Some people have a natural fluidity of movement and exuberance of spirit that enables them to fling themselves around with abandon, and yet maintain an air of dignity. Not me. Even my most reserved shuffling about looks like a one-legged penguin on anti-depressants.

I envy such people, but at the Great British Folk Festival this weekend, at Butlin’s in Skegness, I felt I’d found my soul-mate. It was a gentleman of slightly fewer years than me, but who looked equally ill at ease when dragged up to “dance” by the woman he was accompanying. My heart bled for the poor guy, who was limited to a kind of bobbing up and down, completely out of time with the music, arms semi-raised in a cross between disco and boxing, that bore as little resemblance to dancing as my own pathetic threshings. He looked every bit as comfortable and at home on a dance floor as I do. I could have hugged him. An entrant for “Strictly Come Twitching” if ever there was.
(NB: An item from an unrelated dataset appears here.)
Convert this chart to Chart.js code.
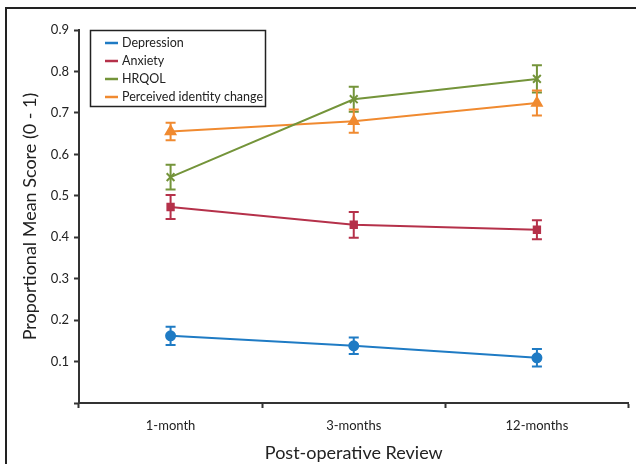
<!DOCTYPE html>
<html>
<head>
<meta charset="utf-8">
<script src="https://cdn.jsdelivr.net/npm/chart.js@4"></script>
<style>
	html, body { margin: 0; padding: 0; background: #fff; }
	#wrap { width: 636px; height: 464px; }
</style>
</head>
<body>
<div id="wrap"><canvas id="reviewChart" width="636" height="464"></canvas></div>
<script>
'use strict';

const reviews = ['1-month', '3-months', '12-months'];

const depression = [0.162, 0.138, 0.109];
const depressionErr = [0.022, 0.020, 0.021];

const anxiety = [0.473, 0.430, 0.418];
const anxietyErr = [0.029, 0.031, 0.023];

const hrqol = [0.545, 0.733, 0.782];
const hrqolErr = [0.030, 0.030, 0.033];

const identity = [0.655, 0.680, 0.724];
const identityErr = [0.021, 0.028, 0.030];

const yTicks = [0, 0.1, 0.2, 0.3, 0.4, 0.5, 0.6, 0.7, 0.8, 0.9];

const FONT = 'Lato, "Open Sans", sans-serif';

const makeSet = function (label, data, err, color, style, radius) {
	return {
		label: label,
		data: data,
		errors: err,
		borderColor: color,
		backgroundColor: color,
		borderWidth: 2,
		pointStyle: style,
		pointRadius: radius,
		pointHoverRadius: radius,
		pointBackgroundColor: color,
		pointBorderColor: color,
		pointBorderWidth: 2,
		tension: 0,
	};
};

// error bars drawn from each dataset's errors array
const errorBars = {
	id: 'errorBars',
	beforeDatasetsDraw(chart) {
		const ctx = chart.ctx;
		const y = chart.scales.y;
		chart.data.datasets.forEach((ds, i) => {
			const meta = chart.getDatasetMeta(i);
			meta.data.forEach((pt, j) => {
				const v = ds.data[j];
				const e = ds.errors[j];
				const top = y.getPixelForValue(v + e);
				const bot = y.getPixelForValue(v - e);
				ctx.save();
				ctx.strokeStyle = ds.borderColor;
				ctx.lineWidth = 2;
				ctx.beginPath();
				ctx.moveTo(pt.x, top);
				ctx.lineTo(pt.x, bot);
				ctx.moveTo(pt.x - 5, top);
				ctx.lineTo(pt.x + 5, top);
				ctx.moveTo(pt.x - 5, bot);
				ctx.lineTo(pt.x + 5, bot);
				ctx.stroke();
				ctx.restore();
			});
		});
	},
};

// boxed legend in the top left corner and outer frame
const boxLegend = {
	id: 'boxLegend',
	afterDraw(chart) {
		const ctx = chart.ctx;
		ctx.save();
		ctx.strokeStyle = '#222';
		ctx.lineWidth = 2;
		ctx.strokeRect(6, 8, 700, 600);

		ctx.lineWidth = 1.5;
		ctx.strokeRect(90.5, 30.5, 175, 76);
		ctx.font = '12.5px ' + FONT;
		ctx.textBaseline = 'middle';
		chart.data.datasets.forEach((ds, i) => {
			const cy = 43 + i * 18;
			ctx.strokeStyle = ds.borderColor;
			ctx.lineWidth = 2.5;
			ctx.beginPath();
			ctx.moveTo(105, cy);
			ctx.lineTo(118, cy);
			ctx.stroke();
			ctx.fillStyle = '#222';
			ctx.fillText(ds.label, 122, cy);
		});
		ctx.restore();
	},
};

const ctx = document.getElementById('reviewChart');

new Chart(ctx, {
	type: 'line',
	data: {
		labels: reviews,
		datasets: [
			makeSet('Depression', depression, depressionErr, '#1f7bc4', 'circle', 4.5),
			makeSet('Anxiety', anxiety, anxietyErr, '#b5314a', 'rect', 4.5),
			makeSet('HRQOL', hrqol, hrqolErr, '#74943a', 'crossRot', 5.5),
			makeSet('Perceived identity change', identity, identityErr, '#f08a30', 'triangle', 5.5),
		],
	},
	options: {
		responsive: false,
		animation: false,
		layout: {
			padding: { top: 30, right: 3, left: 0, bottom: 0 },
		},
		scales: {
			x: {
				offset: true,
				grid: {
					offset: true,
					drawOnChartArea: false,
					tickLength: 5,
					tickWidth: 2,
					tickColor: '#333',
				},
				border: { color: '#333', width: 2 },
				ticks: {
					color: '#222',
					padding: 10,
					font: { family: FONT, size: 13 },
				},
				title: {
					display: true,
					text: 'Post-operative Review',
					color: '#222',
					padding: 0,
					font: { family: FONT, size: 18 },
				},
				afterFit(scale) {
					scale.height = 61;
				},
			},
			y: {
				min: 0,
				max: 0.9,
				afterBuildTicks(scale) {
					scale.ticks = yTicks.map(v => ({ value: v }));
				},
				grid: {
					drawOnChartArea: false,
					tickLength: 5,
					tickWidth: 2,
					tickColor: '#333',
				},
				border: { color: '#333', width: 2 },
				ticks: {
					color: '#222',
					padding: 5,
					font: { family: FONT, size: 13 },
					callback: v => (v === 0 ? '' : v.toFixed(1)),
				},
				title: {
					display: true,
					text: 'Proportional Mean Score (0 - 1)',
					color: '#222',
					padding: { top: 19, bottom: 0 },
					font: { family: FONT, size: 18 },
				},
				afterFit(scale) {
					scale.width = 79;
				},
			},
		},
		plugins: {
			legend: { display: false },
			tooltip: { enabled: false },
		},
	},
	plugins: [errorBars, boxLegend],
});
</script>
</body>
</html>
Thank you, sir. I no longer feel quite so alone in this world.

On Stilton

I’m usually quite keen to experience new foods, or variations on old favourites. Being something of a fan-boy for cheese in general, and a cheese on toast (the luncheon of champions) aficionado, I thought I’d give Stilton on toast a try, for two reasons: a) I’d never tried it before, and b) more significantly, it was the only cheese available in my fridge when lunch time swung around.

My verdict? – Don’t bother.

Strangely, it doesn’t melt quite the same as a nice Cheddar, Red Leicester or even a crumbly Lancashire or Cheshire. It’s possibly due to the mouldy bits, but it just doesn’t quite hack it in the melting department. The flavour isn’t really good for cheese on toast, either. It’s just, I don’t know, wrong.

So – there’s today’s top food tip.

Be glad that I do it so you don’t have to. No, you don’t have to thank me.